Wednesday, June 04, 2008

The Obama Primary strategy

How did an unknown junior senator come literally out of nowhere and defeat the clear front-runner Hillary Clinton for the Democratic nomination? He out-strategized and out-organized her. Here's how.
The insurgent strategy the group devised instead was to virtually cede the most important battlegrounds of the Democratic nomination fight to Clinton, using precision targeting to minimize her delegate hauls, while going all out to crush her in states where Democratic candidates rarely ventured.

The result may have lacked the glamour of a sweep, but last night, with the delegates he picked up in Montana and South Dakota and a flood of superdelegate endorsements, Obama sealed one of the biggest upsets in U.S. political history and became the first Democrat since Jimmy Carter to wrest his party's nomination from the candidate of the party establishment. The surprise was how well his strategy held up -- and how little resistance it met.

"We kept waiting for the Clinton people to send people into the caucus states," marveled Jon Carson, one of Obama's top ground-game strategists.

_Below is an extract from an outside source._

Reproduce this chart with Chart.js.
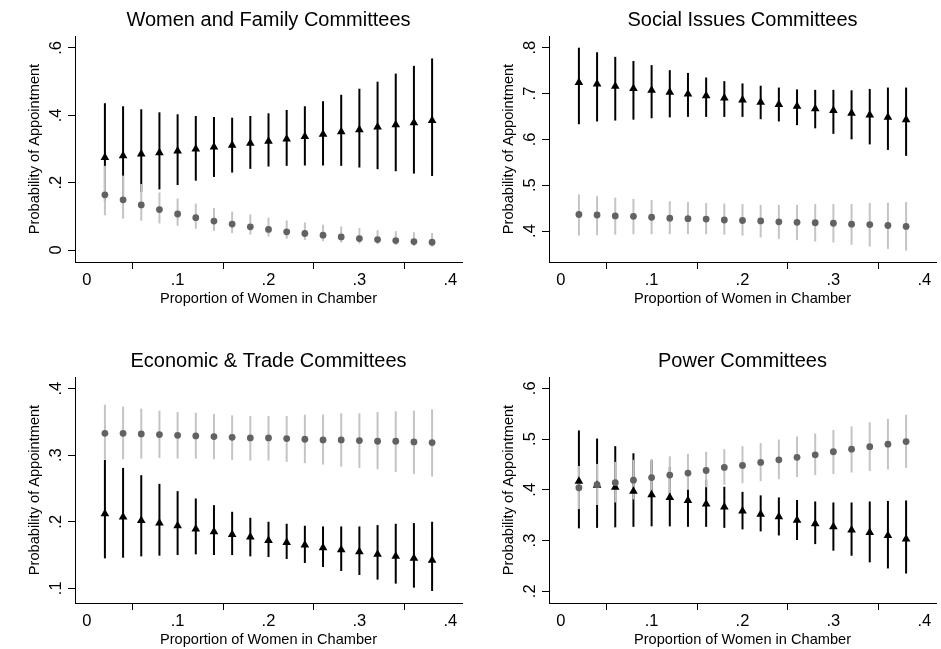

"It's the big mystery of the campaign," said campaign manager David Plouffe, "because every delegate counts."
Hillary is still trying to bluster her way in and somehow defeat Obama when she claims she has had more voters vote for her than Obama has had. Even that is false, since she can only claim that if she counts Michigan where Obama wasn't even on the ballot, and if she fails to count how many voters showed up for caucuses.

When I voted in the Texas primary, I felt it was a 51 - 49 decision between the two, but now that I have seen the sloppy strategic thinking from the Hillary camp, there is no doubt that Obama will make a better President than Hillary will.

Hillary has done herself no favors by her clear refusal to accept Obama's victory and to exacerbate the divisions in the Democratic party, most of which she herself initiated. Her public refusal to accept that Obama has beat her last night will be a memory I recall every time I ever see her in the media in the future. She wants the Democratic nomination for her own ego, not for what she can do with the Democratic Party and for the nation. If there was any doubt before last night, she made it perfectly clear that the only thing that matters is her and her feelings.

Not that Obama is perfect, he's not. I was first for Edwards because Hillary is too damned conservative. But I think that Obama is educable. Hillary clearly is not.

The better person has won the Democratic nomination.